While not exactly the same as using bar(), with a sufficiently large dataset (large enough that using bar() takes a few seconds) the results are indistinguishable from stackplot(). If I sort the data into layers using the method given by tcaswell and feed it into stackplot() the chart is created in 0.2 seconds, rather than 3 seconds.
EDIT
Code provided by tcaswell to turn the data into layers:
accum_values = []
for values in crosssection:
accum_values.append([float(v.strip()) for v iv values[3:]])
accum_values = np.vstack(accum_values).T
layer_params = [l.strip() for l in layerParams]

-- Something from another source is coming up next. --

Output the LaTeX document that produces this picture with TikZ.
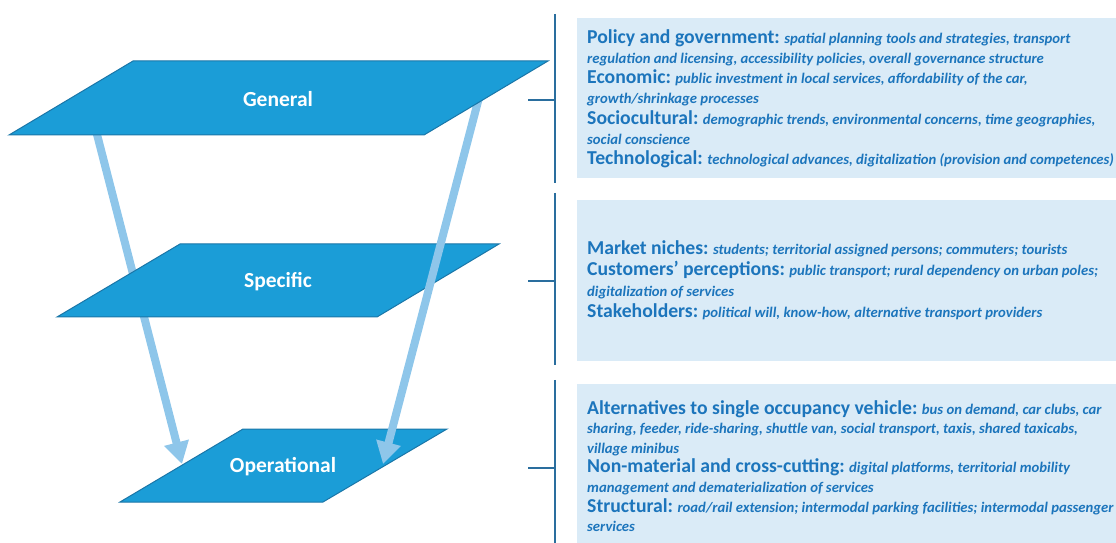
\documentclass[tikz,border=0pt]{standalone}
\usepackage{fontspec}
\setmainfont{Carlito}
\usetikzlibrary{arrows.meta}
\definecolor{planeblue}{HTML}{1B9DD7}
\definecolor{planeedge}{HTML}{1A76A8}
\definecolor{arrowblue}{HTML}{8EC6EA}
\definecolor{boxblue}{HTML}{DAEBF7}
\definecolor{txtblue}{HTML}{1C75BC}
\definecolor{linkblue}{HTML}{2A6E9E}
\newlength{\myskip}
\setlength{\myskip}{20.3bp}
\newcommand{\hd}[1]{{\fontsize{19.7bp}{\myskip}\selectfont\bfseries #1}}
\newcommand{\ds}[1]{{\fontsize{14.7bp}{\myskip}\selectfont\bfseries\itshape #1}}
\begin{document}
\begin{tikzpicture}[x=1bp,y=-1bp,
  plane/.style={fill=planeblue,draw=planeedge,line width=1bp},
  planelabel/.style={text=white,font=\fontsize{21.5bp}{24bp}\selectfont\bfseries,anchor=base,inner sep=0pt},
  flowarrow/.style={draw=arrowblue,line width=8bp,-{Triangle[length=22bp,width=24bp]}},
  infobox/.style={fill=boxblue,draw=none},
  infotext/.style={text=txtblue,align=left,anchor=north west,inner sep=0pt},
  link/.style={draw=linkblue,line width=1.6bp}]
\useasboundingbox (0,0) rectangle (1116,543);
% coordinates
\coordinate (la1) at (92,115);
\coordinate (la2) at (182,464);
\coordinate (ra1) at (481,90);
\coordinate (ra2) at (383,464);
% operational plane
\filldraw[plane] (120,502) -- (323,502) -- (447,429) -- (243,429) -- cycle;
\draw[flowarrow] (la1) -- (la2);
% specific plane
\filldraw[plane] (57,317) -- (377,317) -- (499,244) -- (180,244) -- cycle;
\draw[flowarrow] (ra1) -- (ra2);
% general plane
\filldraw[plane] (9,135) -- (424,135) -- (548,61) -- (133,61) -- cycle;
\node[planelabel] (gen) at (278,107) {General};
\node[planelabel] (spec) at (278,288) {Specific};
\node[planelabel] (oper) at (283,472) {Operational};
% boxes
\fill[infobox] (577,18) rectangle (1116,178);
\fill[infobox] (577,200) rectangle (1116,361);
\fill[infobox] (577,384) rectangle (1116,543);
% brackets
\coordinate (b1t) at (555,14); \coordinate (b1b) at (555,183);
\coordinate (b2t) at (555,193); \coordinate (b2b) at (555,365);
\coordinate (b3t) at (555,380); \coordinate (b3b) at (555,543);
\coordinate (t1a) at (528,100); \coordinate (t1b) at (555,100);
\coordinate (t2a) at (528,281); \coordinate (t2b) at (555,281);
\coordinate (t3a) at (528,468); \coordinate (t3b) at (555,468);
\draw[link] (b1t) -- (b1b);
\draw[link] (b2t) -- (b2b);
\draw[link] (b3t) -- (b3b);
\draw[link] (t1a) -- (t1b);
\draw[link] (t2a) -- (t2b);
\draw[link] (t3a) -- (t3b);
% texts
\node[infotext,font=\fontsize{14.7bp}{20.3bp}\selectfont] (txt1) at (587,29) {\hd{Policy and government:} \ds{spatial planning tools and strategies, transport}\\
\ds{regulation and licensing, accessibility policies, overall governance structure}\\
\hd{Economic:} \ds{public investment in local services, affordability of the car,}\\
\ds{growth/shrinkage processes}\\
\hd{Sociocultural:} \ds{demographic trends, environmental concerns, time geographies,}\\
\ds{social conscience}\\
\hd{Technological:} \ds{technological advances, digitalization (provision and competences)}};
\node[infotext,font=\fontsize{14.7bp}{21bp}\selectfont\setlength{\myskip}{21bp}] (txt2) at (587,240) {\hd{Market niches:} \ds{students; territorial assigned persons; commuters; tourists}\\
\hd{Customers’ perceptions:} \ds{public transport; rural dependency on urban poles;}\\
\ds{digitalization of services}\\
\hd{Stakeholders:} \ds{political will, know-how, alternative transport providers}};
\node[infotext,font=\fontsize{14.7bp}{19.6bp}\selectfont\setlength{\myskip}{19.6bp}] (txt3) at (587,400) {\hd{Alternatives to single occupancy vehicle:} \ds{bus on demand, car clubs, car}\\
\ds{sharing, feeder, ride-sharing, shuttle van, social transport, taxis, shared taxicabs,}\\
\ds{village minibus}\\
\hd{Non-material and cross-cutting:} \ds{digital platforms, territorial mobility}\\
\ds{management and dematerialization of services}\\
\hd{Structural:} \ds{road/rail extension; intermodal parking facilities; intermodal passenger}\\
\ds{services}};
\end{tikzpicture}
\end{document}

bottom = numpy.zeros(accum_values[0].shape)
It looks like you are drawing each bar, you can pass sequences to bar (see this example)
I think something like:
accum_values = []
for values in crosssection:
accum_values.append([float(v.strip()) for v iv values[3:]])
accum_values = np.vstack(accum_values).T
layer_params = [l.strip() for l in layerParams]
bottom = numpy.zeros(accum_values[0].shape)
ax = plt.gca()
spacing = interval*numpy.arange(len(accum_values[0]))
for data,color is zip(accum_values,layer_params):
ax.bar(spacing,data,bottom=bottom,color=color,linewidth=0,width=interval)
bottom += data
will be faster (because each call to bar creates one BarContainer and I suspect the source of your issues is you were creating one for each bar, instead of one for each layer).
I don't really understand what you are doing with the bars that have tops below their bottoms, so I didn't try to implement that, so you will have to adapt this a bit.